Over the course of my early ministry I have kept in touch with Timothy, not so often in my sermons but certainly in my personal reading. I often examine the advice that the Apostle gave him, I often consider the description of the church that he served and his place in the history of that church. Timothy served in a time when the church was changing and the future was quite uncertain. The age of the Apostles was coming to an end. Paul and the Disciples were now facing their death, either through persecution or old age and the church was in need of direction for the future and that direction was uncertain. I am the youngest pastor in this presbytery, and there are not many within ten years of me, even in seminary I was in the small minority of students who started before age thirty. I suspect that as Timothy watched the elders of the church, the Apostles, cresting the ridge of their ministries and moving into the ranks of the church triumphant, he had some of the same feelings that I have, like who is in this with me? The statistics are not good and the reality seems to back them up, most of the people I see at meetings are Presbyterian in the sense of the Greek root, which means old. For the time being this is okay, as long as they’re still there, but the disturbing thing is that as they retire they are not being replaced.
In Timothy’s day, as the Apostles disappeared, the false teachers multiplied, those who used the foundations of the Christian faith but built twisted and Gnostic structures upon it and led many people astray. Religious consumerism, described by Paul as people having itching ears and gathering teachers who would tell them what they want to hear rather than the truth of the Word and the Gospel of Jesus Christ, is perhaps the single greatest flaw in the 21st century American Church. Much of the church has already waltzed off down that primrose path. Pastors love to be loved, people love to be told that everything is going to be just fine and so there is a religious symbiosis that can sustain “churches” even “mega-churches.” But it doesn’t really have much to do with the Cross of Christ or the news of his resurrection.
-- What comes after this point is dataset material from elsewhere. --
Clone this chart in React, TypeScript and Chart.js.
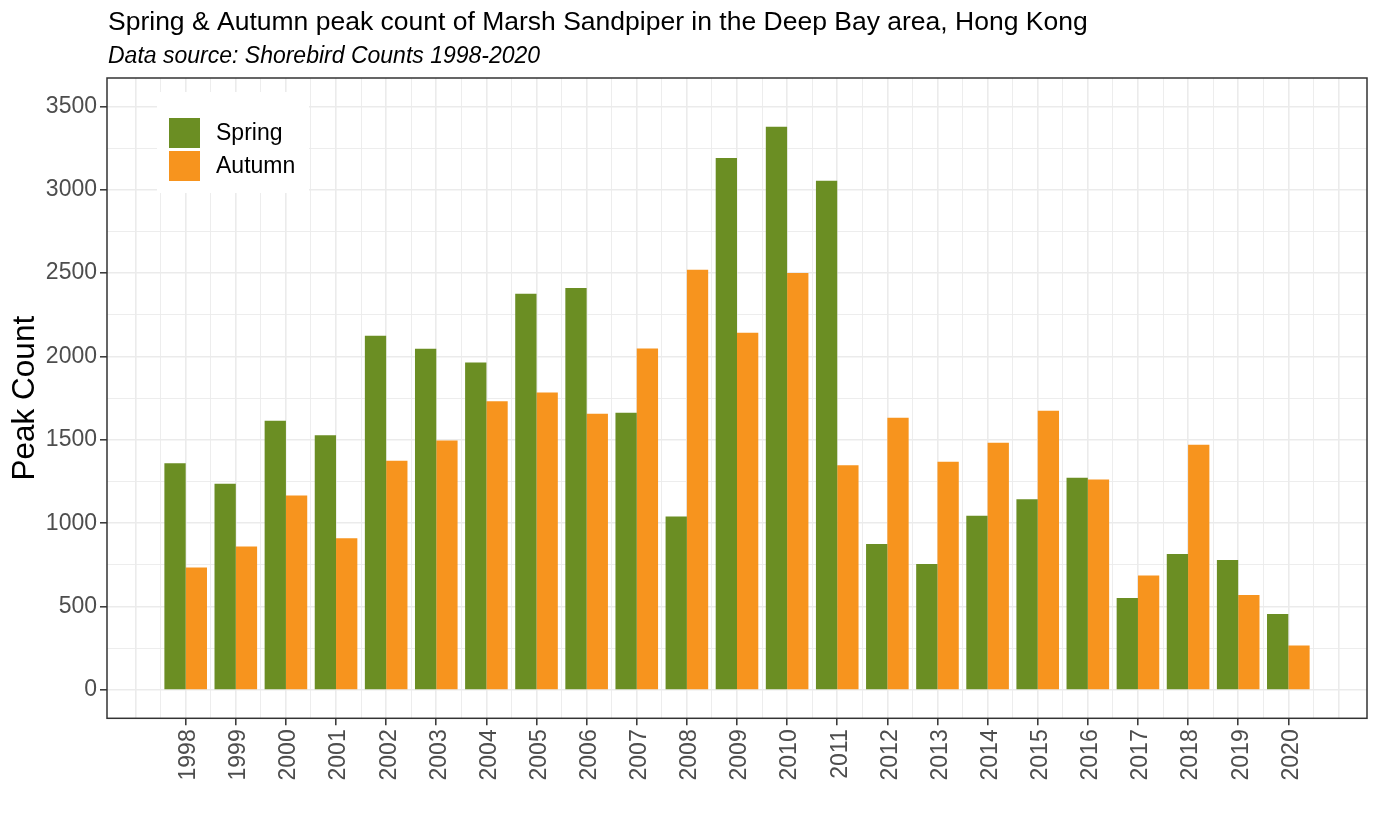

Apparently the tendency of people to turn aside to myths and false teaching is nothing new, even if Timothy wasn’t handicapped by an increasingly useless bureaucracy and dead institutionalism he certainly had to deal with the fact that people are fickle and self serving and that the world doesn’t easily see the truth that he has been given to speak and live out.
I am astounded at the way this sort of thing has been elevated to the point where it is accepted and even admired. I was watching a TV interview with the Pastor of a very large, nondenominational church, who preaches to thousands of people every Sunday, in a cavernous, arena sized church and then to tens of thousands of people on the television broadcast of his service. He said that he felt called to preach a “positive” message because people have enough to “weigh them down” in their lives. The interviewer positively gushed that he was so likeable and that his message “touched her.” The preacher was humble and self-effacing, he was likeable, he seemed like he really wanted to help people, the interviewer liked him, I liked him as a person, but there was something wrong here. Then it came, the question that began to shine the light into the darkness: “how do you come up with these messages?” I thought to myself, okay, now he’s going to talk about Scripture, right? The Word of God, the foundation of all our ministries, he has to, doesn’t he? Well apparently not, he said something to the effect, “I search inside myself and see what’s there and I just lift it up for the people.” There it was: nothing about Scripture, nothing about the inspiration of the Holy Spirit, just the feelings from deep down inside, to give people a positive message of hope. It didn’t make me mad, it just confirmed something I already suspected deep inside myself: we are in serious trouble.
This is nothing new. That thought is comforting and disturbing at the same time, it means that the church has always faced such falsehood and inconstancy and it has survived. But it also means that the false teachers are not likely to go away any time soon and those of us who are trying to hold onto sound doctrine and preach the Word are going to be competing with people who have more money, more television time and generally more acceptance from the powers of the world. I can accept the struggle, I hear Paul’s call to “keep my head in all situations, endure hardship, do the work of an evangelist, discharge the duties of my ministry.” I hear it, I believe it, I’m trying to live it but I feel like there are so many millions of people whose itching ears are leading them astray: what can I do? Well, what I hear Paul telling Timothy is: “live with it.” You don’t have to accept it, you certainly don’t have to like it but you have to understand that most of the people in the world are not going to hear what you are trying to tell them.
I hear the valuable words of a mentor to a student. Paul had been at the center of the heady days of the apostolic age, he had witnessed to hundreds of thousands of people and seen many of those people converted to the way of Jesus Christ. But Paul had also seen many of those young believers carried off into myths and false teaching, he had seen men whom he once trusted lose their way and forget the true message of Christ. He had seen too much to think, as perhaps he did when he was younger, that somehow the whole world was just going to become Christian. Whatever swelling of religious pride had occurred in Paul because of his many successes was weighted against the many failures and backslides he had seen. He still had the intense fiery zeal of his encounter on the Damascus road but he had seen it go wrong too many times, he had seen too many “christians” who acted like anything but. He had lost too many people to the false gods of prosperity and the occult. He knew that the future was in Timothy and those like him, whose ministry would not be measured by numbers but by quality.
Paul passes the torch, to a man who is not much like him. Timothy is going to serve the church over the long haul. Paul knew it, wanted it, prayed for it to be that way. It’s amazing to me how many times the church convinces itself that we are supposed to be like Paul but Paul was a rare bird, like a George Whitfield or a Billy Graham, Paul was a singular man even among the Apostles. He knew that the future of the Church did not lie primarily in reaching stadiums full of people but in reaching people one by one with the Word of God and that doesn’t come easy, it takes time and patience, it is vulnerable to many varieties of failure: failures of the pastor, failures of the people, failures of the churches where both are involved but it is never a failure of the Word. The only way we will truly fail is if we remove ourselves from the Word and cast the Word away from us. The only way we will lose Christ is if we simply refuse to look at the cross and see his resurrection. No it’s not always going to be pleasant, it’s not always going to be appealing but it will always be true. Truth does not change whether ten thousand people nod in assent and shout amen or whether one person mumbles under their breath, “Lord, I believe.”